It was 7:15 in the morning in the middle of the week. I was walking down North Ave in New Rochelle. It was chilly; I was wearing a long jacket and boots and carrying my colorful tie-dye backpack (not like what I was wearing actually makes a difference though). In the long seven minutes that it took me to walk to Iona’s campus, I was honked at three times.
The first time, I thought maybe something was wrong. Was my backpack unzipped? Was all my stuff going to fall out? Did I have toilet paper on my shoe, or hanging out of my jacket? After the second, and then the third time, I realized there was nothing wrong. I was just a 20-something year old girl walking down the street and apparently, this makes it okay for men driving by, sitting at the car wash, and waiting in the Dunkin parking lot to honk at me.
Now this isn’t the first time this has happened to me. I’ve been honked at, hollered at, whistled at, winked at, and more, many times walking on the street in my 22 years of life. And it’s not just me who has had this experience. I’d bet any woman you ask can tell you about a time she was catcalled.
Every woman has her own way of dealing with catcalling. My go-to, as I think is the same for most women, is to ignore it. I do have one friend, however, who is prone to shouting back obscenities and throwing up her middle finger. She’s braver than I.
The problem with catcalling is much deeper than the objectification of women walking down the street. “Sticks and stones may break my bones, but words will never hurt me,” we say. But what if words turn into something else? Not only are women being objectified, but we are also made, in our daily lives, to feel afraid, to feel unsafe.
All women, again, can attest to feeling afraid while walking around, going about their daily lives. Walking in the dark, walking alone, walking by a man who gives you a second look, all of these scenarios can make women feel afraid and vulnerable, like at any minute you could end up the tragedy on the 6 o’clock news.

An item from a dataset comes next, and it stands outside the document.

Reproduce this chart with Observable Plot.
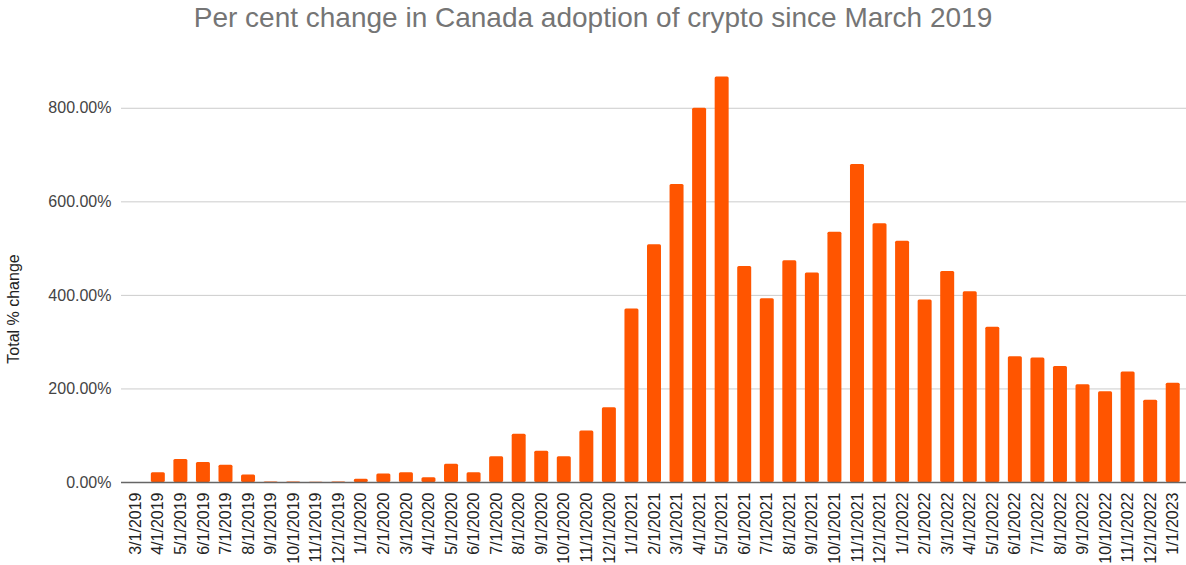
<!DOCTYPE html>
<html>
<head>
<meta charset="utf-8">
<script src="https://cdn.jsdelivr.net/npm/d3@7"></script>
<script src="https://cdn.jsdelivr.net/npm/@observablehq/plot@0.6"></script>
<style>
  html, body { margin: 0; padding: 0; background: #fff; }
  body { width: 1186px; height: 565px; overflow: hidden; font-family: Arial, "Liberation Sans", sans-serif; }
  #title { height: 35px; line-height: 35px; font-size: 28px; color: #757575; text-align: center; white-space: nowrap; }
  svg { overflow: visible; }
</style>
</head>
<body>
<div id="title">Per cent change in Canada adoption of crypto since March 2019</div>
<div id="chart"></div>
<script>
const months = [
  "3/1/2019","4/1/2019","5/1/2019","6/1/2019","7/1/2019","8/1/2019","9/1/2019","10/1/2019","11/1/2019","12/1/2019",
  "1/1/2020","2/1/2020","3/1/2020","4/1/2020","5/1/2020","6/1/2020","7/1/2020","8/1/2020","9/1/2020","10/1/2020","11/1/2020","12/1/2020",
  "1/1/2021","2/1/2021","3/1/2021","4/1/2021","5/1/2021","6/1/2021","7/1/2021","8/1/2021","9/1/2021","10/1/2021","11/1/2021","12/1/2021",
  "1/1/2022","2/1/2022","3/1/2022","4/1/2022","5/1/2022","6/1/2022","7/1/2022","8/1/2022","9/1/2022","10/1/2022","11/1/2022","12/1/2022",
  "1/1/2023"
];
const pctChange = [
  0, 21, 49, 43, 37, 16, 1, 1, 0.5, 1,
  7, 18, 21, 10, 39, 21, 55, 103, 67, 55, 110, 160,
  371, 508, 637, 800, 867, 462, 393, 474, 448, 535, 680, 553,
  516, 390, 451, 408, 332, 269, 266, 248, 209, 194, 236, 176,
  212
];
const yTicks = [0, 200, 400, 600, 800];
const yLabel = "Total % change";

const data = months.map((m, i) => ({month: m, value: pctChange[i]}));

const chart = Plot.plot({
  width: 1186,
  height: 530,
  marginTop: 26,
  marginBottom: 83,
  marginLeft: 121,
  marginRight: 0,
  style: {fontFamily: 'Arial, "Liberation Sans", sans-serif', fontSize: "16px", color: "#444", background: "#fff"},
  x: {domain: months, paddingInner: 0.38, paddingOuter: 0.19, insetLeft: 3, insetRight: 2, round: false},
  y: {domain: [0, 900]},
  marks: [
    Plot.gridY(yTicks.slice(1), {stroke: "#ccc", strokeOpacity: 1, strokeWidth: 1}),
    Plot.barY(data, {x: "month", y: "value", fill: "#ff5500", rx: 1.5}),
    Plot.ruleY([0], {stroke: "#666", strokeWidth: 1.5}),
    Plot.axisY(yTicks, {
      tickSize: 0, tickPadding: 10, tickFormat: d => d.toFixed(2) + "%",
      label: null, fill: "#444", fontSize: 16
    }),
    Plot.text([yLabel], {
      frameAnchor: "left", rotate: -90, dx: -108, dy: 37,
      textAnchor: "middle", lineAnchor: "middle", fill: "#222", fontSize: 16
    }),
    Plot.axisX({tickSize: 0, tickPadding: 10, tickRotate: -90, label: null, fill: "#222", fontSize: 16})
  ]
});
document.getElementById("chart").appendChild(chart);
</script>
</body>
</html>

That may be a bit dramatic, but it’s a legitimate fear women have, and it certainly stems from being catcalled on the street. And honestly, it sucks. It is a terrible thing to have to be afraid, to feel the need to carry pepper spray, to hold our keys like knives, in case someone sneaks up behind you. I know personally, I am terrified of parking garages. Part of this fear, I’ll admit, is due to watching way too much crime TV. However, it’s still a legitimate fear; parking garages are dark, quiet, not many people around, and therefore, it would be easy for some guy to approach me, and there wouldn’t be much I could do.
So what does this have to do with being a Millennial? This isn’t a uniquely Millennial problem, right? Women of all ages and generations are catcalled. Catcalling isn’t anything new.
While catcalling may be a universal-female issue, Millennials have the power and the ability to do something meaningful about it. As the generation born and raised in the digital age (you know, those people obsessed with cat videos?), the Internet gives us the ability to expose this issue, connect with one another, and try to make an important change.
With the breadth of the Internet and social media sites like Facebook, women can now share their stories about catcalling and other sexist harassment they experience. Sharing our stories online, achieves two ends.
First, women can connect and realize that catcalling and other harassment isn’t just a locational or personal experience. It isn’t just happening to you, it’s happening to every woman. With the power of the Internet, a woman in the United States can read about the experience of a woman in India, or Australia, or anywhere worldwide. And men can get in on the fight too! Men can see and read about women sharing their discomfort and then speak up in the face of catcalling.
Second, sharing harassment experiences online gives us the power to call out these harassers and draw attention to the heart of the issue. We all can form a community against sexism and use the Internet to drive change. Remember the students who protested for gender-equal dress code at Buchanan High School? The students shared pictures of their protest online and it soon became a viral story, even showing up on sites like CNN.
Just like these students, we can use the Internet to our advantage. We can write and sign petitions, email lawmakers, share stories on Facebook and Twitter, and blog about our experiences. The possibilities are endless.
This isn’t to say we won’t face harassment from “trolls” on the Internet for our anti-sexism initiatives. I remember the viral video, “10 Hours of Walking in NYC as a Woman,” faced relentless criticism. People ignored the fact that the video drew attention to the street harassment women face everyday and instead, they accused it of being fake, and staged, and on and on.
However, as Millennials, we are resilient, determined, and passionate about fighting for issues that matter to us. We already have started to demand change in our sharing of stories, protest of injustice, and support for people who have the power to enact change at a higher level.
Take Emma Watson’s HeForShe campaign: the Internet and the use of the #HeForShe has helped promote this initiative and spread it all around the world. Millennials don’t give up. We sure aren’t going to let catcallers stop us. Let’s use what we know and change the status quo.